[Charts and diagrams as code]

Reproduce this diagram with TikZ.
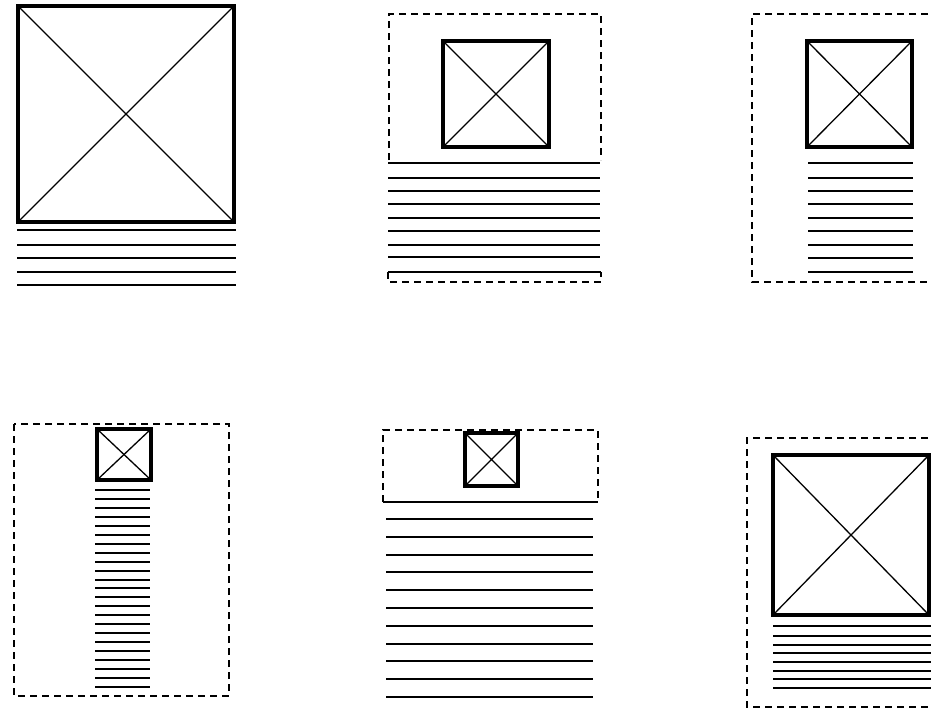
\documentclass[tikz,border=0pt]{standalone}
\newcommand\imgph[4]{%
  \draw[imgbox] (#1,#2) rectangle (#3,#4);
  \draw[crossline] (#1,#2) -- (#3,#4) (#1,#4) -- (#3,#2);}
\begin{document}
\begin{tikzpicture}[x=1pt,y=-1pt,
  imgbox/.style={line width=3.2pt},
  crossline/.style={line width=1.3pt},
  textline/.style={line width=2pt},
  frame/.style={line width=1.5pt, dash pattern=on 7pt off 5pt},
  frameedge/.style={line width=1.6pt}]
\useasboundingbox (0,0) rectangle (931,713);
\clip (0,0) rectangle (931,713);
\fill[white] (0,0) rectangle (931,713);
% Panel 1
\imgph{18}{6}{234}{222}
\foreach \y in {230,245,258,272,285} \draw[textline] (17,\y) -- (236,\y);
% Panel 2
\draw[frame] (389,160) -- (389,14) -- (601,14) -- (601,160);
\imgph{443}{41}{549}{147}
\foreach \y in {163,178,191,204,218,231,245,257} \draw[textline] (388,\y) -- (600,\y);
\draw[frameedge] (388,272) -- (601,272);
\draw[frame] (388,272) -- (388,282) -- (601,282) -- (601,272);
% Panel 3
\draw[frame] (940,14) -- (752,14) -- (752,282) -- (940,282);
\imgph{807}{41}{912}{147}
\foreach \y in {163,178,191,204,218,231,245,258,272} \draw[textline] (808,\y) -- (913,\y);
% Panel 4
\draw[frame] (14,424) rectangle (229,696);
\imgph{97}{429}{151}{480}
\foreach \i in {0,...,22} \draw[textline] (95,{490+\i*8.95}) -- (150,{490+\i*8.95});
% Panel 5
\draw[frame] (383,502) -- (383,430) -- (598,430) -- (598,502);
\draw[frameedge] (383,502) -- (598,502);
\imgph{465}{433}{518}{486}
\foreach \i in {0,...,10} \draw[textline] (386,{519+\i*17.8}) -- (593,{519+\i*17.8});
% Panel 6
\draw[frame] (940,438) -- (747,438) -- (747,707) -- (940,707);
\imgph{773}{455}{929}{615}
\foreach \y in {626,636,645,653,662,671,679,688} \draw[textline] (773,\y) -- (931,\y);
\end{tikzpicture}
\end{document}
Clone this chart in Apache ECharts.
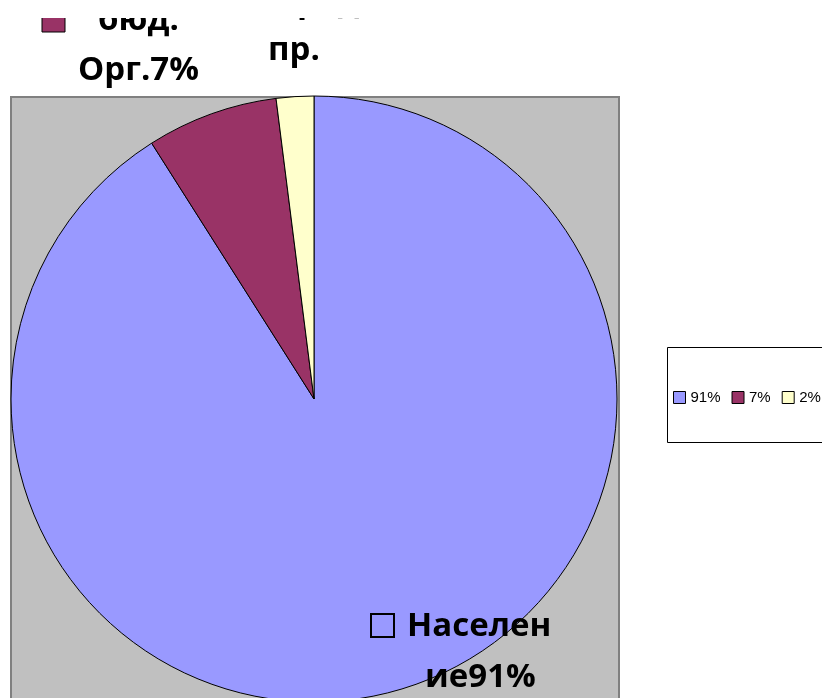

_TASK TO COMPLETE_
Print each entry shown above with exact wording and no pictures.

_SOLUTION FOR THIS EXERCISE_
Reproduce this diagram with TikZ.
\documentclass[tikz,border=0pt]{standalone}
\newcommand\imgph[4]{%
  \draw[imgbox] (#1,#2) rectangle (#3,#4);
  \draw[crossline] (#1,#2) -- (#3,#4) (#1,#4) -- (#3,#2);}
\begin{document}
\begin{tikzpicture}[x=1pt,y=-1pt,
  imgbox/.style={line width=3.2pt},
  crossline/.style={line width=1.3pt},
  textline/.style={line width=2pt},
  frame/.style={line width=1.5pt, dash pattern=on 7pt off 5pt},
  frameedge/.style={line width=1.6pt}]
\useasboundingbox (0,0) rectangle (931,713);
\clip (0,0) rectangle (931,713);
\fill[white] (0,0) rectangle (931,713);
% Panel 1
\imgph{18}{6}{234}{222}
\foreach \y in {230,245,258,272,285} \draw[textline] (17,\y) -- (236,\y);
% Panel 2
\draw[frame] (389,160) -- (389,14) -- (601,14) -- (601,160);
\imgph{443}{41}{549}{147}
\foreach \y in {163,178,191,204,218,231,245,257} \draw[textline] (388,\y) -- (600,\y);
\draw[frameedge] (388,272) -- (601,272);
\draw[frame] (388,272) -- (388,282) -- (601,282) -- (601,272);
% Panel 3
\draw[frame] (940,14) -- (752,14) -- (752,282) -- (940,282);
\imgph{807}{41}{912}{147}
\foreach \y in {163,178,191,204,218,231,245,258,272} \draw[textline] (808,\y) -- (913,\y);
% Panel 4
\draw[frame] (14,424) rectangle (229,696);
\imgph{97}{429}{151}{480}
\foreach \i in {0,...,22} \draw[textline] (95,{490+\i*8.95}) -- (150,{490+\i*8.95});
% Panel 5
\draw[frame] (383,502) -- (383,430) -- (598,430) -- (598,502);
\draw[frameedge] (383,502) -- (598,502);
\imgph{465}{433}{518}{486}
\foreach \i in {0,...,10} \draw[textline] (386,{519+\i*17.8}) -- (593,{519+\i*17.8});
% Panel 6
\draw[frame] (940,438) -- (747,438) -- (747,707) -- (940,707);
\imgph{773}{455}{929}{615}
\foreach \y in {626,636,645,653,662,671,679,688} \draw[textline] (773,\y) -- (931,\y);
\end{tikzpicture}
\end{document}
Clone this chart in Apache ECharts.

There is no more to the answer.